Question 5.13: Conical pendulum. A small ball of mass m, suspended by a cor......

(b) We apply Newton’s second law to the horizontal and vertical directions. In the vertical direction, there is no motion, so the acceleration is zero and the net force in the vertical direction is zero:

F_{\mathrm{T}} \cos \theta-m g=0 .

In the horizontal direction there is only one force, of magnitude F_{\mathrm{T}} \sin \theta, that acts toward the center of the circle and gives rise to the acceleration v^{2} / r. Newton’s second law tells us:

F_{\mathrm{T}} \sin \theta=m \frac{v^{2}}{r} .

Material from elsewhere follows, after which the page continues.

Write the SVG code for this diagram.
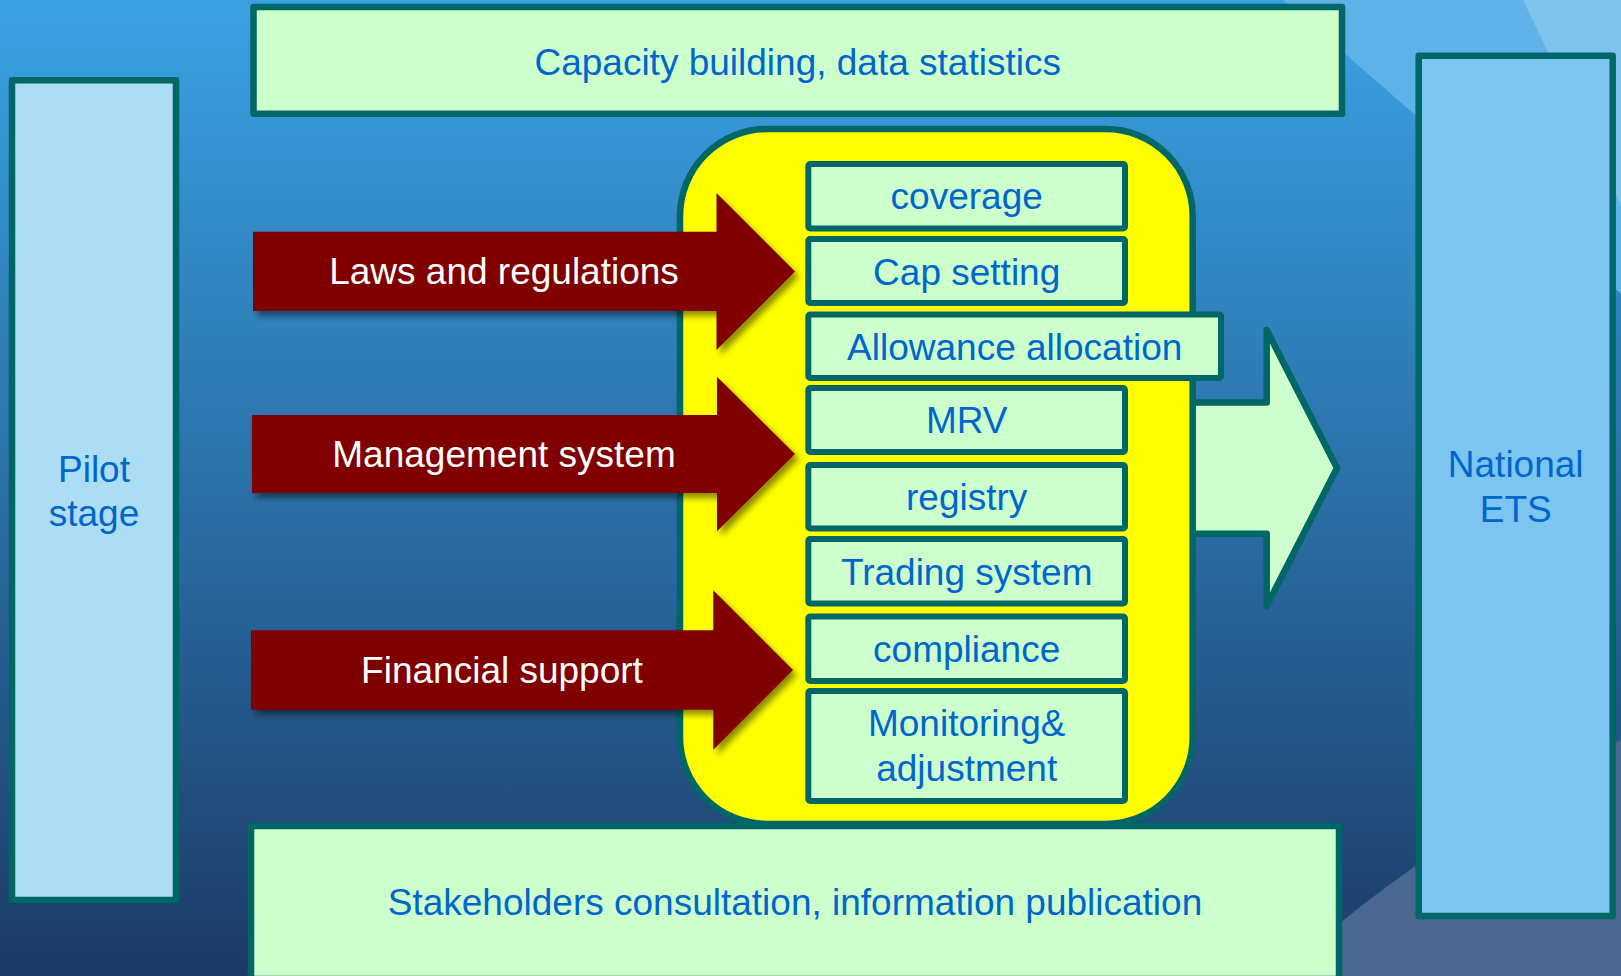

We solve the second equation for v, and substitute for F_{\mathrm{T}} from the first equation (and use r=\ell \sin \theta ):

\begin{aligned}v=\sqrt{\frac{r F_{\mathrm{T}} \sin \theta}{m}} & =\sqrt{\frac{r}{m}\left(\frac{m g}{\cos \theta}\right) \sin \theta} \\& =\sqrt{\frac{\ell g \sin ^{2} \theta}{\cos \theta}} .\end{aligned}

The period T is the time required to make one revolution, a distance of 2 \pi r=2 \pi \ell \sin \theta. The speed v can thus be written v=2 \pi \ell \sin \theta / T; then

\begin{aligned}T=\frac{2 \pi \ell \sin \theta}{v} & =\frac{2 \pi \ell \sin \theta}{\sqrt{\frac{\ell g \sin ^{2} \theta}{\cos \theta}}} \\& =2 \pi \sqrt{\frac{\ell \cos \theta}{g}} .\end{aligned}

NOTE The speed and period do not depend on the mass m of the ball. They do depend on \ell and \theta.